Un’operazione che richiederebbe ancora oggi un’inchiesta parlamentare, che nessuno sembra aver voglia di fare. Si deve solo osservare, che in quel caso i soggetti e il bilancio erano integralmente pubblici e la partita di giro non incideva di certo sulla funzionalità dei servizi resi o sulle quote di mercato contendibili. Scorporare la rete tradizionale delle FS significa in altri termini affidare binari, stazioni, scali e altri beni necessari allo Stato attraverso una sua emanazione.
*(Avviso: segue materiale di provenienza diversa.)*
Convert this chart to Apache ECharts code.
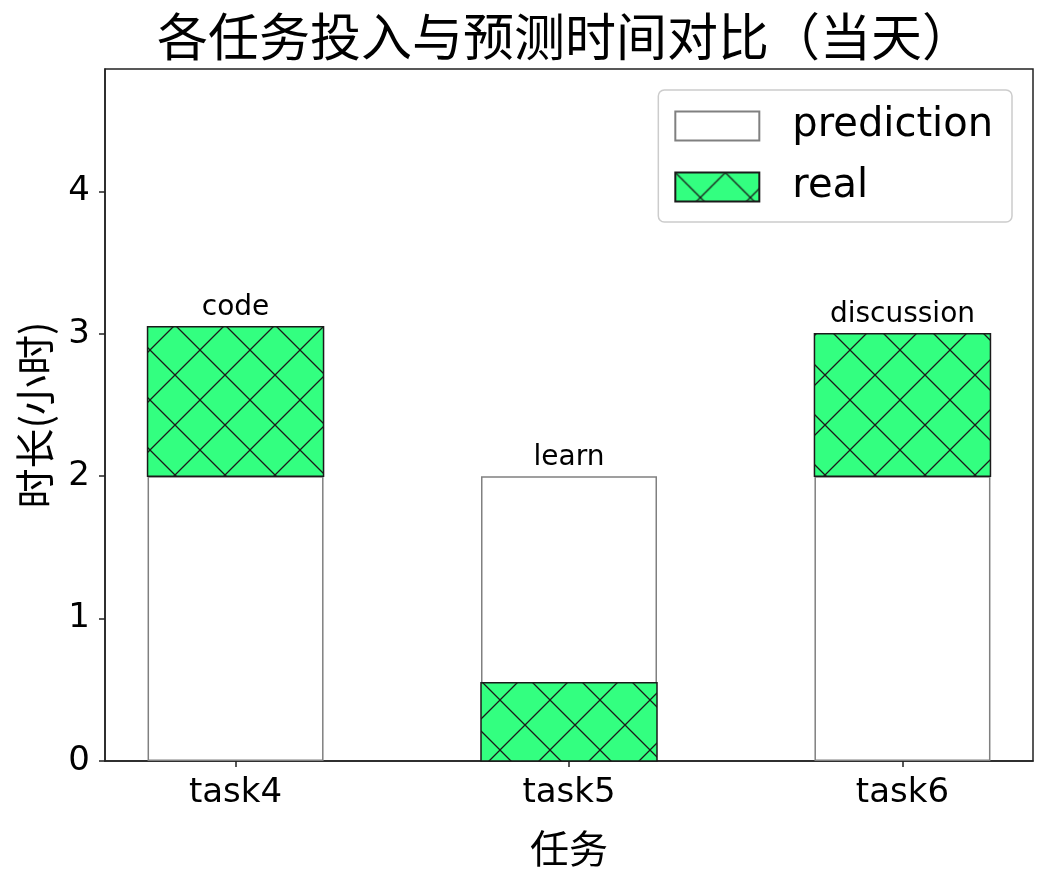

Questo progetto contempla tra l’altro la vendita dei circa 9 mila chilometri della rete elettrica delle ferrovie a Terna. Una scelta già perseguita da Mauro Moretti ed ora portata avanti con il solito rigore da Michele Mario Elia, per un valore calcolato attorno al miliardo di euro. L’ipotesi ha suscitato non poche perplessità in sede politica, tant’è che in particolare i parlamentari del Movimento 5 Stelle hanno ribadito, carte alla mano, che le indicazioni europee prevedono specificamente che le reti elettriche ferroviarie non siano scorporabili. È un dettaglio di questo quadro più ampio di cui in mancanza di informazioni resta vaga la strategia.
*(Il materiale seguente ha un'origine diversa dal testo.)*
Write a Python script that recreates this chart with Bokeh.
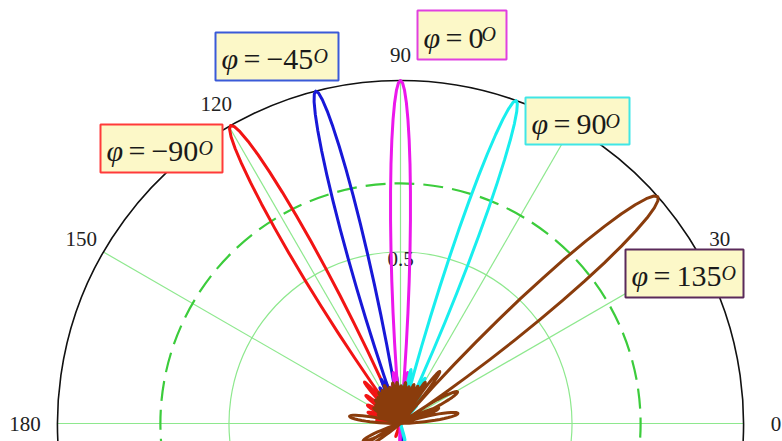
import numpy as np
from bokeh.plotting import figure
from bokeh.models import Range1d
from bokeh.core.properties import value
from bokeh.embed import file_html
from bokeh.resources import INLINE

# ---- data -----------------------------------------------------------------
phi_values = [-90, -45, 0, 90, 135]                 # steering phase, degrees
main_dir = [119.7, 104.3, 90.0, 70.3, 41.4]         # main-lobe direction, deg
main_null = [6.6, 5.5, 5.25, 5.5, 7.9]              # half-angle to first null, deg

red_side_theta = [80, 100, 110, 131, 141, 151, 161, 172, 250]
red_side_r = [0.04, 0.06, 0.13, 0.16, 0.13, 0.11, 0.10, 0.07, 0.04]

blue_side_theta = [70, 80, 89, 95, 113.5, 120, 127, 135, 275]
blue_side_r = [0.04, 0.06, 0.09, 0.14, 0.14, 0.12, 0.09, 0.07, 0.05]

magenta_side_theta = [60, 68, 75, 82, 98, 105, 112, 120, 268]
magenta_side_r = [0.05, 0.08, 0.11, 0.15, 0.15, 0.11, 0.08, 0.05, 0.06]

cyan_side_theta = [48, 55, 61.5, 79, 86, 93, 100, 285]
cyan_side_r = [0.07, 0.10, 0.15, 0.16, 0.11, 0.08, 0.05, 0.05]

brown_side_theta = [10, 22, 29, 53, 59, 65, 71, 77, 83, 89, 95, 101, 107, 113,
                    119, 125, 131, 137, 143, 150, 158, 172, 205, 213]
brown_side_r = [0.17, 0.12, 0.19, 0.19, 0.14, 0.12, 0.12, 0.11, 0.12, 0.11,
                0.12, 0.12, 0.11, 0.12, 0.11, 0.11, 0.10, 0.10, 0.09, 0.09,
                0.07, 0.15, 0.12, 0.13]

angle_ticks = [0, 30, 60, 90, 120, 150, 180]
angle_tick_labels = ["0", "30", "60", "90", "120", "150", "180"]
radius_ticks = [0.5, 0.7, 1.0]

side_theta = [red_side_theta, blue_side_theta, magenta_side_theta,
              cyan_side_theta, brown_side_theta]
side_r = [red_side_r, blue_side_r, magenta_side_r, cyan_side_r, brown_side_r]

beam_colors = ["#f21414", "#1818d8", "#ec18ec", "#18eeee", "#8a3c0c"]
box_border = ["#ff3a3a", "#3a5ad8", "#e040e0", "#40e6e6", "#5a2a5a"]

# ---- geometry helpers -----------------------------------------------------
SCALE = 343.0      # pixels per unit radius
CX, CY = 400.0, 423.0
W, H = 782, 441


def X(px):
    return (px - CX) / SCALE


def Y(py):
    return (CY - py) / SCALE


# outline of one lobe of the array factor (sinc-shaped petal)
PETAL_F = np.linspace(-1.0, 1.0, 31)
PETAL_SHAPE = np.abs(np.sinc(PETAL_F))


def petal(theta0, r0, hw):
    th = np.radians(theta0 + hw * PETAL_F)
    r = r0 * PETAL_SHAPE
    return th, r


def beam_path(k):
    base = 0.5 * main_null[k]
    lobes = [(main_dir[k], 1.0, main_null[k])]
    for t, r in zip(side_theta[k], side_r[k]):
        s = max(abs(np.sin(np.radians(t))), 0.45)
        lobes.append((t, r, base / s))
    lobes.sort(key=lambda a: a[0])
    th_all, r_all = [], []
    for t, r, hw in lobes:
        th, rr = petal(t, r, hw)
        th_all.append(th)
        r_all.append(rr)
    th = np.concatenate(th_all)
    r = np.concatenate(r_all)
    return r * np.cos(th), r * np.sin(th)


# ---- figure ---------------------------------------------------------------
p = figure(width=W, height=H, output_backend="svg", toolbar_location=None,
           x_range=Range1d(X(0), X(W)), y_range=Range1d(Y(H), Y(0)),
           x_axis_type=None, y_axis_type=None, min_border=0)
p.outline_line_color = None
p.grid.visible = False
p.background_fill_color = "white"
p.border_fill_color = "white"

serif = value("Liberation Serif")

# radial grid
ang = np.radians(angle_ticks)
p.segment(x0=0, y0=0, x1=np.cos(ang), y1=np.sin(ang),
          line_color="#8ee88e", line_width=1.2)

# circular grid: 0.5 solid, 0.7 dashed (-3 dB), 1.0 outer black
p.arc(x=0, y=0, radius=radius_ticks[0], start_angle=-0.3, end_angle=np.pi + 0.3,
      line_color="#8ee88e", line_width=1.2)
p.arc(x=0, y=0, radius=radius_ticks[1], start_angle=-0.3, end_angle=np.pi + 0.3,
      line_color="#3ccc3c", line_width=2.2, line_dash="20 9")
p.arc(x=0, y=0, radius=radius_ticks[2], start_angle=-0.3, end_angle=np.pi + 0.3,
      line_color="#111111", line_width=1.6)

# tick labels (glyphs, so the annotation boxes can sit over them)
tick_rad = [1.095 if a in (0, 180) else 1.075 for a in angle_ticks]
p.text(x=[rr * np.cos(np.radians(a)) for a, rr in zip(angle_ticks, tick_rad)],
       y=[rr * np.sin(np.radians(a)) for a, rr in zip(angle_ticks, tick_rad)],
       text=angle_tick_labels, text_align="center", text_baseline="middle",
       text_font=serif, text_font_size="21px", text_color="#222222")
p.text(x=[0], y=[radius_ticks[0]], text=["0.5"], text_align="center",
       text_baseline="top", text_font=serif, text_font_size="21px",
       text_color="#222222")

# beam patterns
for k in range(len(phi_values)):
    bx, by = beam_path(k)
    p.line(bx, by, line_color=beam_colors[k], line_width=3, line_join="round")

# annotation boxes: (left, top, right, bottom) px and superscript x
boxes = [(100, 124, 222, 172), (215, 32, 338, 80), (417, 10, 506, 59),
         (525, 97, 629, 144), (625, 249, 743, 297)]
sup_x = [198, 313, 481, 605, 721]

for k, v in enumerate(phi_values):
    l, t, r, b = boxes[k]
    p.quad(left=X(l), right=X(r), top=Y(t), bottom=Y(b),
           fill_color="#fcf8c8", line_color=box_border[k], line_width=2)
    num = f"\u2212{abs(v)}" if v < 0 else f"{v}"
    mid = (t + b) / 2 + 2
    p.text(x=[X(l + 6)], y=[Y(mid)], text=["\u03c6"], text_align="left",
           text_baseline="middle", text_font=serif, text_font_style="italic",
           text_font_size="30px", text_color="#1a1a1a")
    p.text(x=[X(l + 28)], y=[Y(mid)], text=[f"=\u2009{num}"], text_align="left",
           text_baseline="middle", text_font=serif, text_font_size="30px",
           text_color="#1a1a1a")
    p.text(x=[X(sup_x[k])], y=[Y(t + 12)], text=["O"], text_align="left",
           text_baseline="top", text_font=serif, text_font_style="italic",
           text_font_size="20px", text_color="#1a1a1a")

open("out.html", "w").write(file_html(p, INLINE))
Non appare chiaro quanto tutto ciò possa servire a rafforzare il ruolo delle Ferrovie dello Stato ad aprirsi al mercato, a favorire una migliore competitività del sistema e un’offerta integrata dei servizi siano essi passeggeri, delle merci o della logistica. Speriamo che questi ed altri dubbi possano essere fugati. La consegna del silenzio che avvolge l’operazione stimola interrogativi, soprattutto alla luce della storia delle privatizzazioni in Italia. Bocche cucite nelle Ferrovie dove il presidente Messori e l’amministratore delegato Elia rispettano il più rigoroso riserbo, non fosse altro perché tutta la partita è condotta dall’azionista, Ministero dell’Economia, cui entrambi rispondono. Analoga scelta viene dal dicastero di Via XX Settembre. È ben strano che opzioni di così ampia rilevanza, non solo in termini economico-patrimoniali, ma per le ricadute che potrebbero avere su milioni di utenti-viaggiatori e sull’intera collettività che negli anni ha tanto investito nelle ferrovie, siano avvolte dal mistero e tra stanze blindate e corridoi paludati.
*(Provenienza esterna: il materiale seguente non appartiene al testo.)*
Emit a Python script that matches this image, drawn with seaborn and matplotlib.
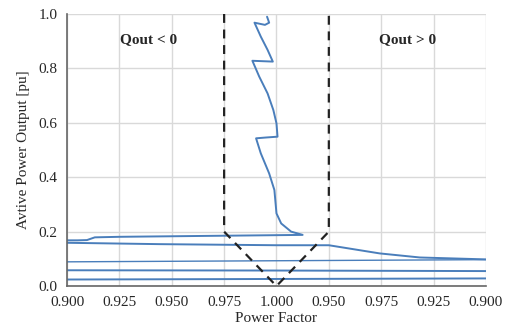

Le aree delle FS sono un bene pregiato cui molti fin dai tempi di Lorenzo Necci hanno guardato con sommo interesse, ma non si è mai trovato il giusto equilibrio per valorizzarle. Lo scorporo potrebbe rimetterle in circolo e gli appetiti in tempi di auspicabile ripresa economica sono vastissimi. Sarebbe l’occasione invece di presentare un progetto complessivo sia agli addetti ai lavori, sia all’opinione pubblica, perché questi beni appartengono ai cittadini e non sono riserva privata di ministri, accademici o burocrati. Questo il segnale di novità che ci si attende da chi, come il Governo Renzi, vuole essere trasparente, moderno e innovatore. Obiettivi condivisi, non accordi nelle segrete stanze, magari a beneficio di gruppi di interesse ben nascosti nelle pieghe di un disegno di privatizzazione.